On 5/21/22 07:13, Michael Richardson wrote:
Robert Moskowitz <rgm-...@htt-consult.com> wrote: > This is an item that goes back to the beginning of ESP work: > Minimally, how does the higher level 'learn' that it is secure: Are you asking how *TCP* learns of this, or how an application with an open socket(2) learns of this?
App TCP or UDP.
> Encrypted/Authenticated/CrCed... ? > And as ESP has a seq#, how might it be convied to the higher layer? Do you mean replay counter here, or did you mean SPI?
SPI SHOULD have no value to the higher layer. It is the actual Seq # that may be of value.

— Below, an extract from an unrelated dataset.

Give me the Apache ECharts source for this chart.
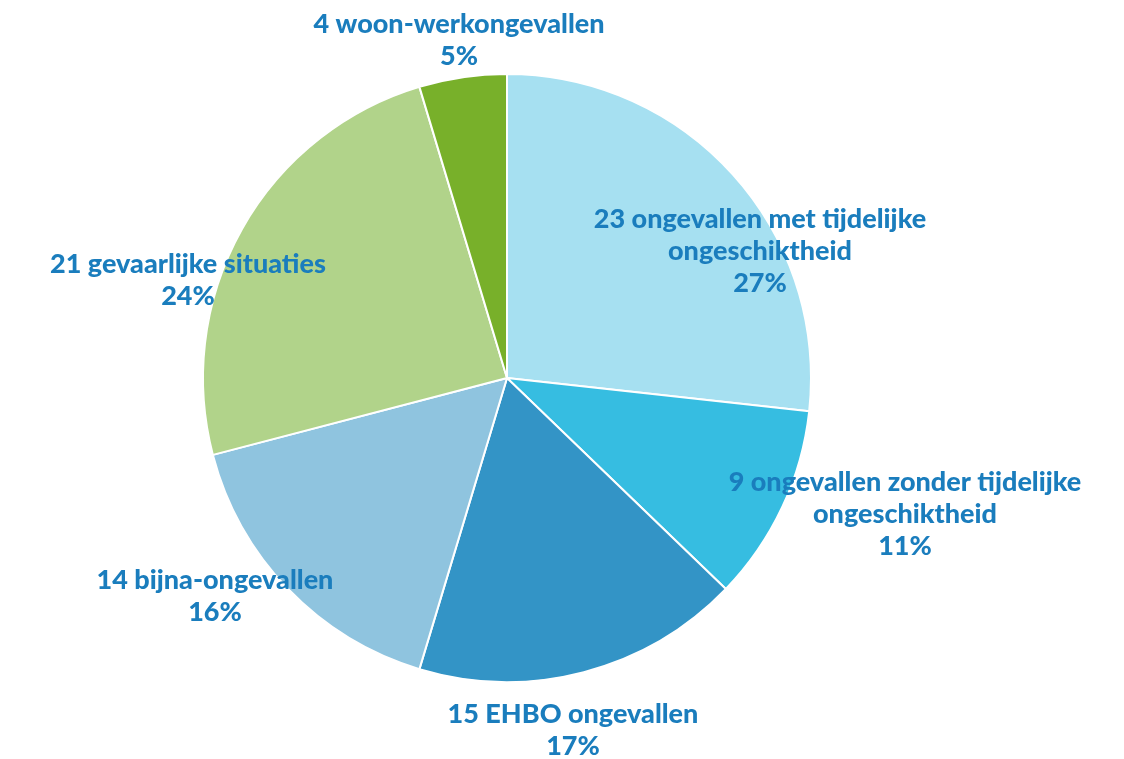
<!DOCTYPE html>
<html>
<head>
<meta charset="utf-8">
<title>Ongevallen</title>
<script src="https://cdn.jsdelivr.net/npm/echarts@6/dist/echarts.min.js"></script>
<style>
  html, body { margin: 0; padding: 0; background: #fff; }
  #chart { width: 1124px; height: 759px; }
</style>
</head>
<body>
<div id="chart"></div>
<script>
// data, clockwise from 12 o'clock
var names = ['23 ongevallen met tijdelijke\nongeschiktheid', '9 ongevallen zonder tijdelijke\nongeschiktheid', '15 EHBO ongevallen', '14 bijna-ongevallen', '21 gevaarlijke situaties', '4 woon-werkongevallen'];
var values = [23, 9, 15, 14, 21, 4];
var pctLabels = ['27%', '11%', '17%', '16%', '24%', '5%'];

var colors = ['#a6e0f1', '#36bde1', '#3394c6', '#8fc4df', '#b1d38a', '#78b02a'];
// label block centres (px)
var labelPos = [[760, 251], [905, 514], [573, 730], [215, 596], [188, 280], [459, 40]];

var chart = echarts.init(document.getElementById('chart'));

var data = values.map(function (v, i) {
  return {
    value: v,
    name: names[i],
    pct: pctLabels[i],
    itemStyle: { color: colors[i] }
  };
});

var option = {
  animation: false,
  series: [{
    type: 'pie',
    center: [507, 378],
    radius: 304,
    startAngle: 90,
    clockwise: true,
    data: data,
    itemStyle: { borderColor: '#fff', borderWidth: 2 },
    label: {
      show: true,
      position: 'outside',
      formatter: function (p) { return p.name + '\n' + p.data.pct; },
      color: '#1a7dbd',
      fontFamily: 'Lato',
      fontWeight: 900,
      fontSize: 27,
      lineHeight: 32,
      align: 'center',
      overflow: 'none'
    },
    labelLine: { show: false },
    labelLayout: function (params) {
      var p = labelPos[params.dataIndex];
      return { x: p[0], y: p[1], align: 'center', verticalAlign: 'middle' };
    }
  }]
};

chart.setOption(option);
</script>
</body>
</html>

Preferably, never, because it will get rekeyed, so really, whatever you want to do really needs to be communicated abstracted to the key daemon, who will do the right thing, and keep track of updates to the SPI# > Case in point: MAVlink has a 1-byte seq# in its payload. How might > this be provided by ESP? Now I think maybe you really do mean sequence/replay counter.
Yes.
> https://mavlink.io/en/guide/message_signing.html > So I have been thinking about this vis-a-vis diet-esp. What is the > mechanism/trigger that can best work across a number of higher layers > to inform of operating environment and values available (seq#)? > Is this done anywhere now? Doubtful.
MAVlink does its own seq# processing, so if I squeeze it out in transporting the MAVlink packet, I need to rebuild it when passing it up to MAVlink. Now a formal SCHC layer SHOULD be able to do this. One would think.